EMPOWER YOURSELF + TAKE CHARGE + MAKE CHANGES = LASTING IMPACT

Here are the stress management strategies that work for me and for many others in my life. Embrace some or all of them and your road to wellness will be paved with calmer moments and time to relax.

  • First and foremost, keep your eye on the big picture. Consider how stressful the obstacle or situation really is. Will it matter in a week? A month? Three months? If it is a passing thing, ask yourself if it is worth the stress of the moment. If it’s not, let it go.
  • If you are facing a long term, stress-inducing issue, try to deconstruct it. Describe the problem to yourself and consider what you might do to effect change. Writing it down may help. Brainstorm with a confidant, if you can. List the steps that you must take for a positive outcome. Create an action plan and timetable for implementation.
  • Take charge at work. When you’re overwhelmed by your work schedule, separate your big projects and small tasks and prioritize them. Depending on how you like to work, you may tackle the small tasks first and get them out of the way so you’ll have an immediate sense of completion. Or, you might wrestle the biggest and most complex project to the ground and breathe a sigh of relief that it’s out of the way. Whichever you chose, work from a list and enjoy crossing things off as you go. As the list diminishes, you’ll feel more in control and less stressed.
  • Take charge at home. Organize your daily chores. Attack the most difficult ones when you have the most energy. Save the small tasks for later in the day. Listen to music or a podcast while you’re working.
  • Learn to delegate. This is a big one, particularly for women who tend to do everything themselves. Delegate to co-workers, your spouse, your children, your friends. You’ll be amazed how your outlook will improve and your stress diminishes when you delegate.
  • Take a deep breath, literally and figuratively. Though my mother’s life was relatively calm, at times, she felt that it was too much for her. She’d take a breath, put down whatever she was doing and call a friend or one of her sisters to talk it out. She would take a bubble bath or a short nap. She knew when to take a time out. Chronic stress takes a toll on your body. When every ounce of you is shrieking, “stop, I want to get off” take a short walk. Have a manicure. Do a crossword puzzle. Whatever will distract and relax you for a few minutes. If you can, take a real break – a “mental health” day to replenish. Do only what you want to do. You’ll be amazed how much better and more balanced you’ll feel.
  • Socialize. Sometimes stress makes us want to flee from everything and everyone. Resist the urge. Reach out to a good friend or an empathetic family member – someone from your support system. Simply having a chat can diffuse stress, change your perspective and make you feel more grounded.
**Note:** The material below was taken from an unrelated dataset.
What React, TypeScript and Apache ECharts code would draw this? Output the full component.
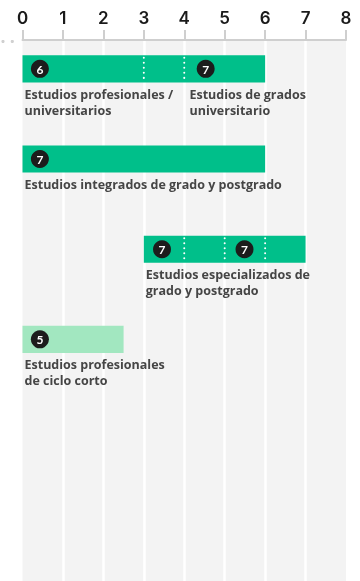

  • Watch what you eat. Yes, sweet, salty, rich, fatty foods are particularly comforting in moments of stress. Resist the urge and grab a healthy snack instead. If you can’t resist, take a small bite and move on…one piece of chocolate, a single cookie, a tablespoon of last night’s mashed potatoes. Better yet, make yourself a pot of calming herbal tea or a big glass of sparkling water with slices of orange or lemon.
  • Move your body. Take a short walk. Stretch. Exercise – even a few minutes worth is a great stress reliever. So is sex. If you can’t head for the bedroom in the moment, make a date with your partner for latter. You’ll break the stress cycle and have something fun to anticipate.
  • Breathe. There are many relaxation techniques that relieve stress. If you can’t break for a yoga class, you can quiet your mind and body with a few minutes of meditation. Feel the rhythm of your breath. Think about breathing out tension and breathing in calm. Visualize a peaceful place and stay there for a bit. Recite a mantra or a simple reassuring phrase. Gradually, you’ll regain your equilibrium and continue with your day.
  • Sometimes it is important to “unplug”. While I find Facebook to be great for finding long lost friends, some of the messages are not calming and can be downright offensive. I believe in personal space – physical space and mental space. Over-communication is a drain on our peace-of-mind and our spirit. Take a day or two off from social networking, put your phone on silent and go for a walk…alone!